### TASK OBJECTIVE:
In the material below, please retype the lines from the very first through the one with "164.0, 166.9, 170.1];", exactly and without pictures.

>>

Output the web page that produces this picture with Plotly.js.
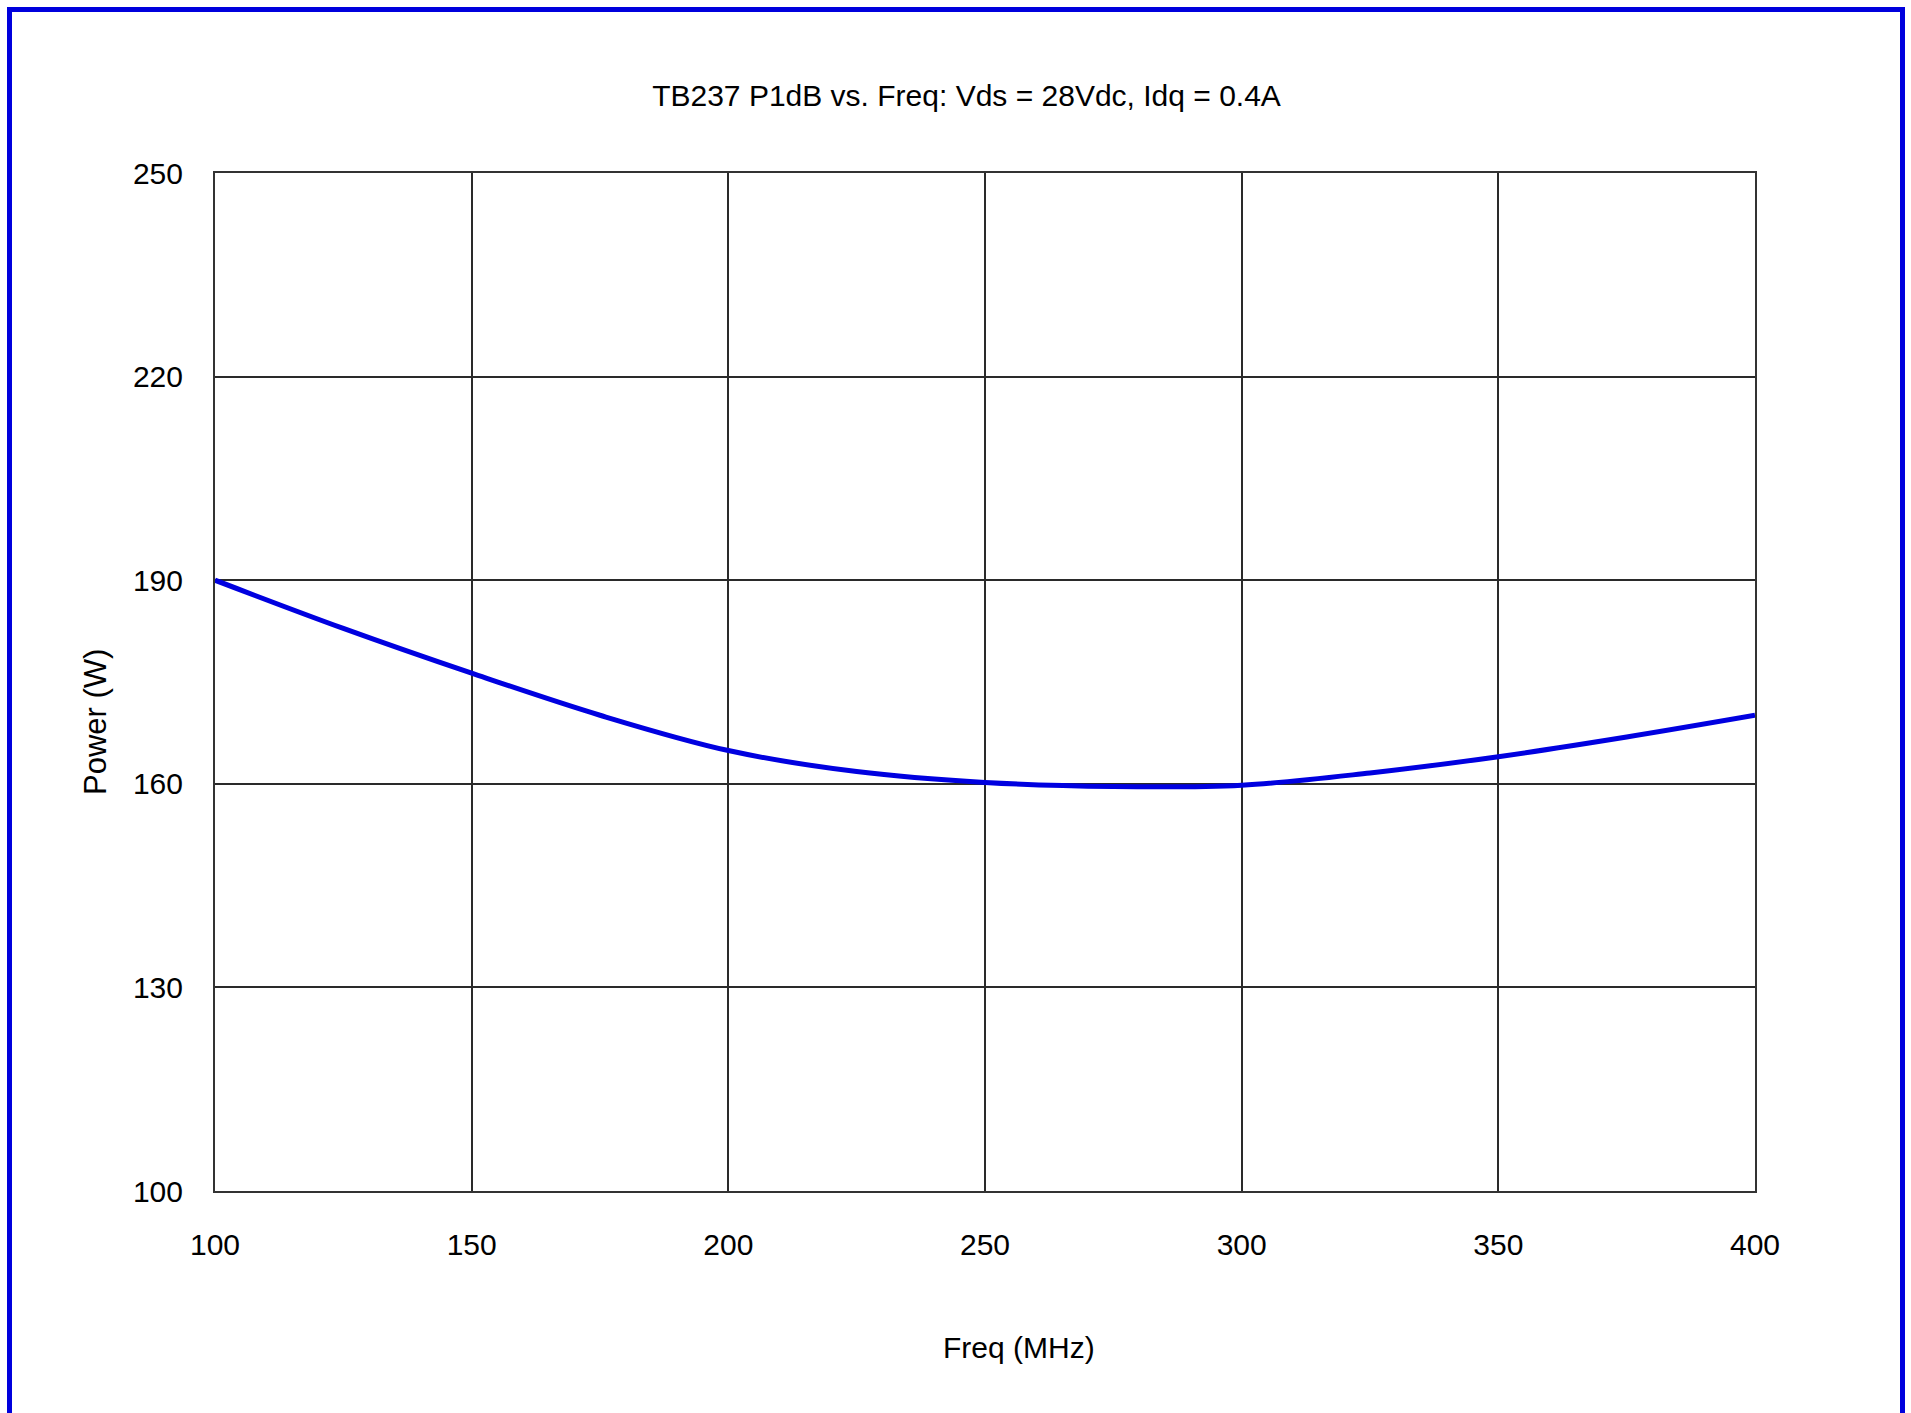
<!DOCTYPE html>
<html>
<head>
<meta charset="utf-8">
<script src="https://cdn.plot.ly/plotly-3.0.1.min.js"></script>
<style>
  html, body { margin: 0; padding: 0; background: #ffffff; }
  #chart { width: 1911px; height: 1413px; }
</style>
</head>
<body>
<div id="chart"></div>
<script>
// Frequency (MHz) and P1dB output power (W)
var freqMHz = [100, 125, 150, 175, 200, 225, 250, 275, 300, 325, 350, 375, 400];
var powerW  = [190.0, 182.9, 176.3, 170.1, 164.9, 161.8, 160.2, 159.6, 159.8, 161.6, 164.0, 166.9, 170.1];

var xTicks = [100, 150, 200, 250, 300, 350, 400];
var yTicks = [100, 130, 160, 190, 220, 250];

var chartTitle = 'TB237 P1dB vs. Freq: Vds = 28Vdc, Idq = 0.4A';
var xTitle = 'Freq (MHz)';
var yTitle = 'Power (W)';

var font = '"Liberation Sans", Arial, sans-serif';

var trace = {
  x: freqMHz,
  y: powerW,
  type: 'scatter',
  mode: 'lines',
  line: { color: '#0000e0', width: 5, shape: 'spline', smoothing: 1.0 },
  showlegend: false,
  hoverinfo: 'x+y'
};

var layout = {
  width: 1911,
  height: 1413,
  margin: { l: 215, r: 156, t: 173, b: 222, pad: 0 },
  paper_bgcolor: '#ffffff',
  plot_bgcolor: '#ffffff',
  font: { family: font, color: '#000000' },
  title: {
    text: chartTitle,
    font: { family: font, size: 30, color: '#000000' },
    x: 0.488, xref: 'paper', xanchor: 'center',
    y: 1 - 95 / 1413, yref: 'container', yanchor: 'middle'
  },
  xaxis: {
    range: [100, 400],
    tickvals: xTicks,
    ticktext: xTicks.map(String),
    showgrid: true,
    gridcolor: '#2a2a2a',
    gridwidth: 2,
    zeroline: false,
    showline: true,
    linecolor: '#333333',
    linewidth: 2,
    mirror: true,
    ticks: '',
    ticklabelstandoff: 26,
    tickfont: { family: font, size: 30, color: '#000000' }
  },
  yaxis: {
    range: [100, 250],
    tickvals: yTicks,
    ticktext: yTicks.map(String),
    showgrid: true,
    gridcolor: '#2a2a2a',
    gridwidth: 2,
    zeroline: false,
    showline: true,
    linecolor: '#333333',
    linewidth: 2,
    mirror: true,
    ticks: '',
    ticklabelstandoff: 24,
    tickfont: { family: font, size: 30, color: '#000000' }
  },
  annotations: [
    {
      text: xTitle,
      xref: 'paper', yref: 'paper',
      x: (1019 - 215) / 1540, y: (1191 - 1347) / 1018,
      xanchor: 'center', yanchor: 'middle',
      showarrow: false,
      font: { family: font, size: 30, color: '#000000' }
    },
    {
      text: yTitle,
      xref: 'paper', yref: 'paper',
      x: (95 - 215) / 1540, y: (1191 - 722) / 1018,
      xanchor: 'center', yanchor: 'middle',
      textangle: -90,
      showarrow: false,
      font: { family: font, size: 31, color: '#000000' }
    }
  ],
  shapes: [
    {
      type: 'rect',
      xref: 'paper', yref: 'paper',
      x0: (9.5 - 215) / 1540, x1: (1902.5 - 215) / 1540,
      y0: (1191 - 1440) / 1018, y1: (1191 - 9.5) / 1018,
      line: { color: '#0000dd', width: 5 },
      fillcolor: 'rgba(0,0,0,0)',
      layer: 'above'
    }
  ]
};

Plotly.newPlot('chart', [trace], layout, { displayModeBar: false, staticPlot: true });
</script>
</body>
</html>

<<

### RESULT OF THIS TASK:
Output the web page that produces this picture with Plotly.js.
<!DOCTYPE html>
<html>
<head>
<meta charset="utf-8">
<script src="https://cdn.plot.ly/plotly-3.0.1.min.js"></script>
<style>
  html, body { margin: 0; padding: 0; background: #ffffff; }
  #chart { width: 1911px; height: 1413px; }
</style>
</head>
<body>
<div id="chart"></div>
<script>
// Frequency (MHz) and P1dB output power (W)
var freqMHz = [100, 125, 150, 175, 200, 225, 250, 275, 300, 325, 350, 375, 400];
var powerW  = [190.0, 182.9, 176.3, 170.1, 164.9, 161.8, 160.2, 159.6, 159.8, 161.6, 164.0, 166.9, 170.1];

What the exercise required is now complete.